• _DATA SHOWN_:
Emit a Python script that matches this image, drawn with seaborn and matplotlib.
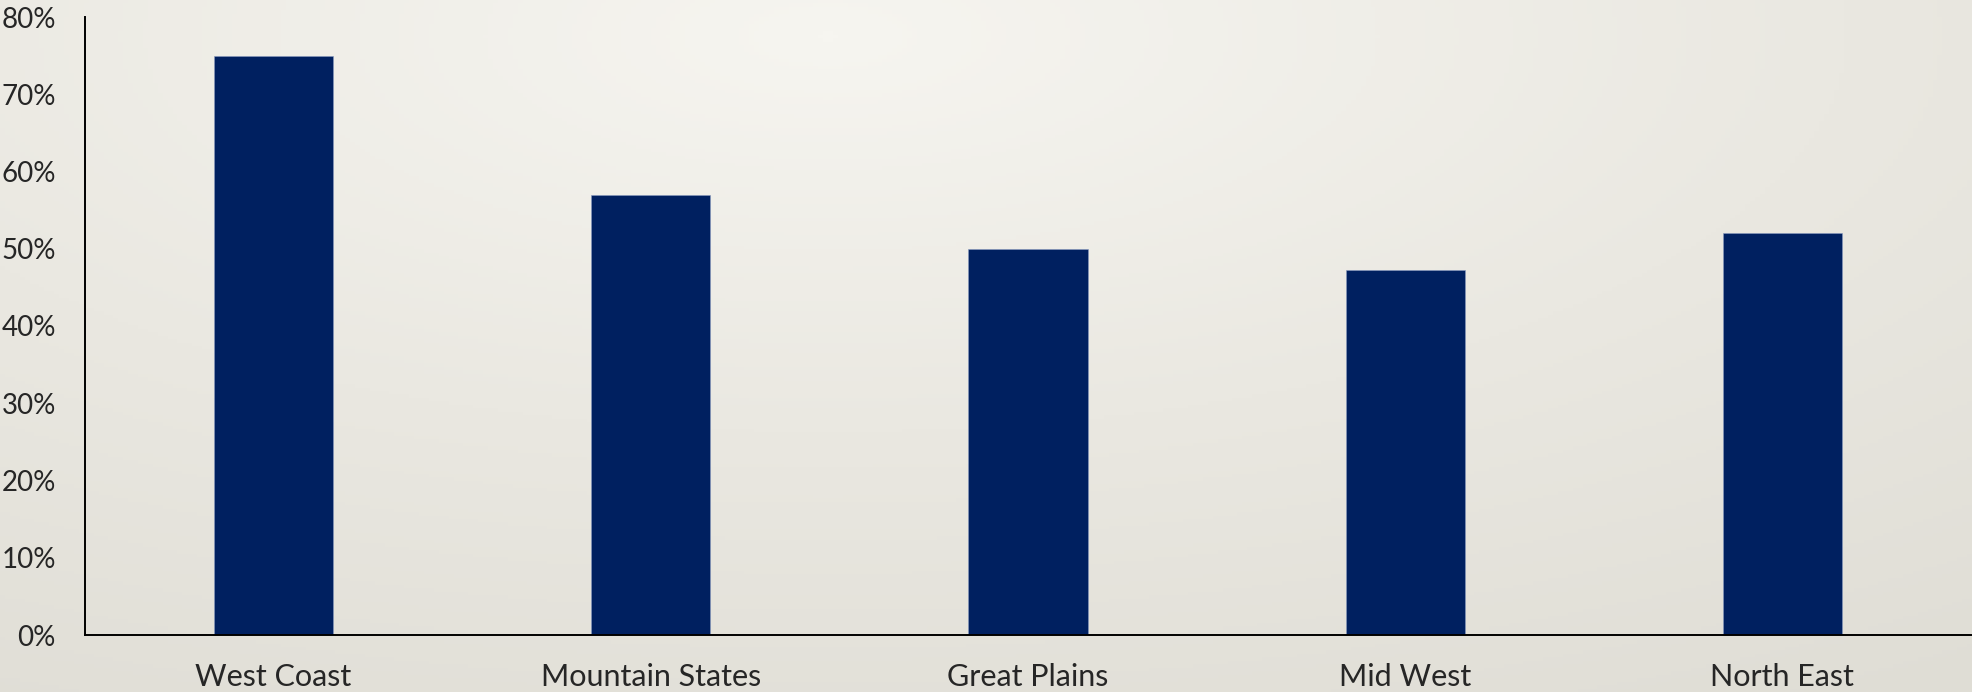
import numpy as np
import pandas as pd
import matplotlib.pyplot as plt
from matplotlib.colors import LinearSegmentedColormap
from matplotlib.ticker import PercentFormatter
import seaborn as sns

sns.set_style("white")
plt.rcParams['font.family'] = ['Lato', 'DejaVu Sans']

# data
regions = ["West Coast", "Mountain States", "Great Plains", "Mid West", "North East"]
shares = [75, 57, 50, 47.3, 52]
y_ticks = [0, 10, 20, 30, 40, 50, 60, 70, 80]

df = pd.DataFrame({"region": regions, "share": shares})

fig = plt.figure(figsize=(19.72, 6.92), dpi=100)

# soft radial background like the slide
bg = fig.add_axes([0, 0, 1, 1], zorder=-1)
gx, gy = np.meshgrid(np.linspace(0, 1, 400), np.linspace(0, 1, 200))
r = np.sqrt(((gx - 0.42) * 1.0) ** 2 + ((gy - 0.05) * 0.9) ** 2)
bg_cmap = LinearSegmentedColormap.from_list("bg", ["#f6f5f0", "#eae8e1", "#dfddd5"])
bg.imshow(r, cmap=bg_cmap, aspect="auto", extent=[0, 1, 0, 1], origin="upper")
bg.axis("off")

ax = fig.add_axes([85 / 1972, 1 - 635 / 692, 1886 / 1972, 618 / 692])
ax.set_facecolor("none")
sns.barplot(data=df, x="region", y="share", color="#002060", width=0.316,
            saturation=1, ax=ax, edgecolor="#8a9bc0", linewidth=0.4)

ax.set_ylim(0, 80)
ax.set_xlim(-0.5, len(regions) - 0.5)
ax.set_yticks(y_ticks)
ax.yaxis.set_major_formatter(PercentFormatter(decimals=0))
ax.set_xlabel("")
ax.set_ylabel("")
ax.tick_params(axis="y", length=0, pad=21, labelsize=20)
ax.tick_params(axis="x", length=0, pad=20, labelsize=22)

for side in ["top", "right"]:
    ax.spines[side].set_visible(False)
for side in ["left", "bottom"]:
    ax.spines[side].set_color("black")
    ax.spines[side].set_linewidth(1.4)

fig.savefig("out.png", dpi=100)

---

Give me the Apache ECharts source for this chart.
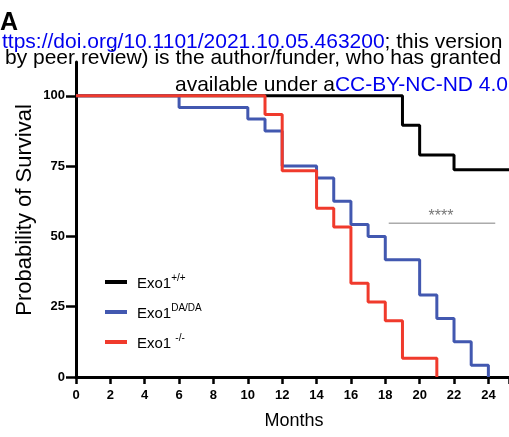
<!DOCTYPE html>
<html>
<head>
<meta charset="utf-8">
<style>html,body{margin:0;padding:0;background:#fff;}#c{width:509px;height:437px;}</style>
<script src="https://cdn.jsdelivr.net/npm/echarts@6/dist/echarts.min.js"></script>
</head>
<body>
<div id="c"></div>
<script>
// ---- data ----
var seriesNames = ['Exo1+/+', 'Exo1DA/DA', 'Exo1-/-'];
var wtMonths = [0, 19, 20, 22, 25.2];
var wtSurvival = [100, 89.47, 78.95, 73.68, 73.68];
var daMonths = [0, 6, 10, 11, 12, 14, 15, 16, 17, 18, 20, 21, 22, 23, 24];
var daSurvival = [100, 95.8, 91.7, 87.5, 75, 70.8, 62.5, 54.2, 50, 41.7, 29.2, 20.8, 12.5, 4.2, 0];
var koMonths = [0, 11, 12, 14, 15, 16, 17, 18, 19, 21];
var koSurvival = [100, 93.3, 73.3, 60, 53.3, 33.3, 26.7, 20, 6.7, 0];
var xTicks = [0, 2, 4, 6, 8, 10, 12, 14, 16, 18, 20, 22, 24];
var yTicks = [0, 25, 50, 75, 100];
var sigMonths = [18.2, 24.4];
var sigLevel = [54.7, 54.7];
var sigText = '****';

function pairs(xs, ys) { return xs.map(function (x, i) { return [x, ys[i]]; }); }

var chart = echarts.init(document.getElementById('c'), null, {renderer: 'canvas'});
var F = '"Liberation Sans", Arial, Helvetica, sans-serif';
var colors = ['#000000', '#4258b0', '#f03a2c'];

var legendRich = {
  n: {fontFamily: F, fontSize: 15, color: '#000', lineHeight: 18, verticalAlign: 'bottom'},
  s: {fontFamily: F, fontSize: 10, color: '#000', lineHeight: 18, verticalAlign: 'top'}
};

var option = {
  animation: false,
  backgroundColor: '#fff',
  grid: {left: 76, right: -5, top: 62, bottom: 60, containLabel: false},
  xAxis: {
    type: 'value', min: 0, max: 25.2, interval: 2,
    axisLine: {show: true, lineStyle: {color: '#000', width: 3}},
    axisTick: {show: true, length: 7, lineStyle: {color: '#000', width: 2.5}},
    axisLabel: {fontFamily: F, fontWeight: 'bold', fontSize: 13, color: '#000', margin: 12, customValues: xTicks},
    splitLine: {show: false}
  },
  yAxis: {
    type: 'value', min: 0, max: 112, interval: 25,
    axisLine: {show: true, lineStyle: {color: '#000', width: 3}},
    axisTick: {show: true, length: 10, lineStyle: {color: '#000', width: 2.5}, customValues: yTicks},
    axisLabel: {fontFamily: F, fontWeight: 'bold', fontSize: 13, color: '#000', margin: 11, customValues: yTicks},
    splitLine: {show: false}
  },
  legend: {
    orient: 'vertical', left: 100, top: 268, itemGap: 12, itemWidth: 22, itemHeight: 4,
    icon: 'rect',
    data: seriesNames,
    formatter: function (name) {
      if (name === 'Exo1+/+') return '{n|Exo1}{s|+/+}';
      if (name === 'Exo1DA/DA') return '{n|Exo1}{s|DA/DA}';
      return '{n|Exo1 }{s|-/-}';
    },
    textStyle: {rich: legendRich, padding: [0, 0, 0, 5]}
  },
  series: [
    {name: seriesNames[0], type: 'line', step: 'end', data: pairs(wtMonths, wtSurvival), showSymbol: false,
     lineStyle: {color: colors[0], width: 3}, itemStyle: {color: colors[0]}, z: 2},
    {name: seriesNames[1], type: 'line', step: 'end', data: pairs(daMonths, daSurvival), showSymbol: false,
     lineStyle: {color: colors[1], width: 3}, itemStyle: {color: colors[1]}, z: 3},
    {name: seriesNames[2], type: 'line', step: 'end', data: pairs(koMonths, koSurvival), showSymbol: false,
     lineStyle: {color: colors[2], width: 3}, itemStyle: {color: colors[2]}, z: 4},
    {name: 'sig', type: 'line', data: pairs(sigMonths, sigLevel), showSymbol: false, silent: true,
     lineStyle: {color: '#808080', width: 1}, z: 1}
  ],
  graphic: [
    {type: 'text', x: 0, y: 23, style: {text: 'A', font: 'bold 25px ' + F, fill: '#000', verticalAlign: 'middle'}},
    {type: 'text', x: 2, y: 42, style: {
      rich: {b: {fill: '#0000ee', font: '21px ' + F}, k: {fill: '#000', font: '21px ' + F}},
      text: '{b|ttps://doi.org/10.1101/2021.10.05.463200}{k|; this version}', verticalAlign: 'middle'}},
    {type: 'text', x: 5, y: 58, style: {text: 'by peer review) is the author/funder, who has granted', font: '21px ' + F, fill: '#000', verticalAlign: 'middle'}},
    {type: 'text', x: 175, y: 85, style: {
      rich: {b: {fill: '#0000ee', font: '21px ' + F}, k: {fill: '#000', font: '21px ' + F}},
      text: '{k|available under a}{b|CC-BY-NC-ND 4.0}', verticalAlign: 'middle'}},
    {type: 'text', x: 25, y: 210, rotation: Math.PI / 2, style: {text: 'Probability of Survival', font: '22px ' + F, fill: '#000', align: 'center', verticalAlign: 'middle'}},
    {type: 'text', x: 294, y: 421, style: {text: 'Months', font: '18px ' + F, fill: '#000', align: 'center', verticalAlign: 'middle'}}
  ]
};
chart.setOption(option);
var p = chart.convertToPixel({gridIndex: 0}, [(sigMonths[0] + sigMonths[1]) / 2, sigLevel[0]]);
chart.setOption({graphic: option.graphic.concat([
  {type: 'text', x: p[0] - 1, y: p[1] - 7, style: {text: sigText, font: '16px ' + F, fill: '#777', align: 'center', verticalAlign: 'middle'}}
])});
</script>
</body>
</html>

...

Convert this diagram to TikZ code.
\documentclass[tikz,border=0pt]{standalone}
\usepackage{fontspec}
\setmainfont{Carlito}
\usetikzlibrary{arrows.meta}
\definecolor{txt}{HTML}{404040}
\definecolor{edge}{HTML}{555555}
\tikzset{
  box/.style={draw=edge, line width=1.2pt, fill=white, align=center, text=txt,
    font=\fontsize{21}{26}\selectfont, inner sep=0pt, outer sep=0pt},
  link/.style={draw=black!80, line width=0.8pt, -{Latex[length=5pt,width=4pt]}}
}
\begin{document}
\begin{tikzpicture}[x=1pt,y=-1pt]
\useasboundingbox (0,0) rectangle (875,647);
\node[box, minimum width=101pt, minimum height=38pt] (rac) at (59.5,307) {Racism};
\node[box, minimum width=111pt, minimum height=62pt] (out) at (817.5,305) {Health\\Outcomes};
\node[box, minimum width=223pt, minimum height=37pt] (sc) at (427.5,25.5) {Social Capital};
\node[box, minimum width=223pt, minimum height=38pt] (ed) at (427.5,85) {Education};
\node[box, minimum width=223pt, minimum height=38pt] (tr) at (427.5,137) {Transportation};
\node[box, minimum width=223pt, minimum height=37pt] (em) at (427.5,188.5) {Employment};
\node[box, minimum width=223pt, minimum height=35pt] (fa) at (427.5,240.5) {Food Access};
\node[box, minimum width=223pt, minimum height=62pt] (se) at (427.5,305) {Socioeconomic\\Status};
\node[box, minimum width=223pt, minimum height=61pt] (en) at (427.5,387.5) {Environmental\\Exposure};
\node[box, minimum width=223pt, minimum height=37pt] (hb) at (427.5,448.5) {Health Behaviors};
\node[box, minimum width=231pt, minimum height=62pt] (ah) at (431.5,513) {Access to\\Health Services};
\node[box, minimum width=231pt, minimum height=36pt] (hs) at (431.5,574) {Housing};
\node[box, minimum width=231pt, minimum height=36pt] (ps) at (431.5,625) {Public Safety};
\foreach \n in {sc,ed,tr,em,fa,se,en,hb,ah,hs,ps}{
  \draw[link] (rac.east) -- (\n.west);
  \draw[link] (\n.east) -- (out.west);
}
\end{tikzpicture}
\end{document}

• _TASK REQUIREMENTS_: In the listing above, find the line containing "Emit a Python" and the line containing "fig = plt.figure(figsize=(19.72, 6.92), dpi=100)", then write out both of them and every line between, exactly, with no pictures.

• _SOLUTION FOR THIS TASK_:
Emit a Python script that matches this image, drawn with seaborn and matplotlib.
import numpy as np
import pandas as pd
import matplotlib.pyplot as plt
from matplotlib.colors import LinearSegmentedColormap
from matplotlib.ticker import PercentFormatter
import seaborn as sns

sns.set_style("white")
plt.rcParams['font.family'] = ['Lato', 'DejaVu Sans']

# data
regions = ["West Coast", "Mountain States", "Great Plains", "Mid West", "North East"]
shares = [75, 57, 50, 47.3, 52]
y_ticks = [0, 10, 20, 30, 40, 50, 60, 70, 80]

df = pd.DataFrame({"region": regions, "share": shares})

fig = plt.figure(figsize=(19.72, 6.92), dpi=100)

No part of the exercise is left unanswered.